Argentina needs to export to the level of Chile and Uruguay - IDESA

Report Nº: 79807/03/2019

Argentina needs to export to the level of Chile and Uruguay

Argentina is at a difficult puzzle. The interest rate is very high to rebuild the credit market and, with this, propel the exit from the recession. But as soon as it is lowered a bit, the dollar tends to rise. In a bi-monetary economy, where people trade in pesos but save in dollars, the exchange rate instability generates uncertainty that does not help to contain the inflation and get out of recession. Meanwhile, the pass-through of the high devaluation of 2018 to prices continues, so that inflation in the first two months of the year was higher than expected.

When looking at the economic situation in neighboring countries, such as Chile and Uruguay, the picture is quite different. Inflation in Chile is 2.5% and in Uruguay 8.4% annually. The dollar in both countries rose just 8% throughout the year 2018. Interest rates are as low as inflation, so the credit market for production and consumption work normally. Hence, Chile grew 3% and Uruguay 1.5% in 2018, in addition to which they have been growing moderately but steadily for several years, making both countries to surpass Argentina in Gross Domestic Product (GDP) per capita.

There are many factors that explain these marked differences in performance. But a very suggestive indicator that reveals the some of the causes of the differences is the per capita exports. In this sense, according to data from the statistical institutes of the three countries, it may be observed that:

  • Chile exports USD 4,025 per person.
  • Uruguay exports USD 2,134 per person.
  • Argentina exports only USD 1,384 per person.

These data show that both Chile and Uruguay have the capacity to generate much more exports than Argentina. This implies that, in relative terms, in Chile and Uruguay there is more abundance of dollars than in Argentina. This allows them to import much more (Chile imports for the equivalent of USD 3,000 per inhabitant and Uruguay USD 2,500 per inhabitant) than Argentina (which imports only USD 1,500 per inhabitant) without this causing any exchange rate instability. An economy with more imports has greater diversity of prices and quality of both capital goods and inputs for production and consumer goods for the population, thus providing greater welfare.

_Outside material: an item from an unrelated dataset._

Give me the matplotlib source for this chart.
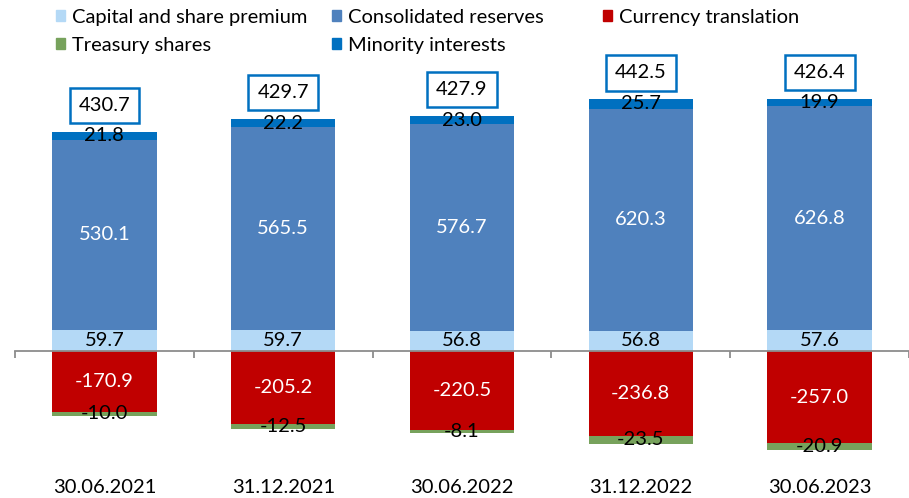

The underlying problem of Argentina is that it generates much less foreign currency than needed to satisfy its quality of life aspirations. In other words, increasing economic activity and formal employment requires increasing imports because the productive sector consumes many intermediate and capital goods that are from foreign origin. In fact, 85% of imports in Argentina correspond to machines, spare parts and supplies. Likewise, Argentines are eager to consume foreign products and travel abroad as much as Chileans and Uruguayans do. But pretending to reactivate production, consume foreign goods and travel abroad exporting so little fatally results in currency instability and, associated with it, high inflation and recurrent recessions.

Stagnation and instability derive from a low export capacity. Given the abundance of resources available in the country to produce goods and services in high demand in the world it is even contradictory that Argentina exports so little. The explanation is in the domestic rules that make exporting from Argentina very difficult. Distortionary taxes, lack of infrastructure, poor regulations, few trade agreements are elements that conspire against the possibility of exporting more. Added to this is the instability in the exchange rate, marked by periods of exchange rate appreciations followed by strong devaluations imposed by the crisis due to the scarcity of dollars. This is a historical behavior and what is observed today as an extension of the lack of dollars and the devaluation of 2018.

The Nobel Prize in Economics, Paul Krugman, while being a critic of free trade, recognizes that the importance of exporting is that it permits to import. It is the way for people to enjoy the goods and services that are invented around the world and, in addition, improve their own capabilities to produce more dollars and thus keep importing.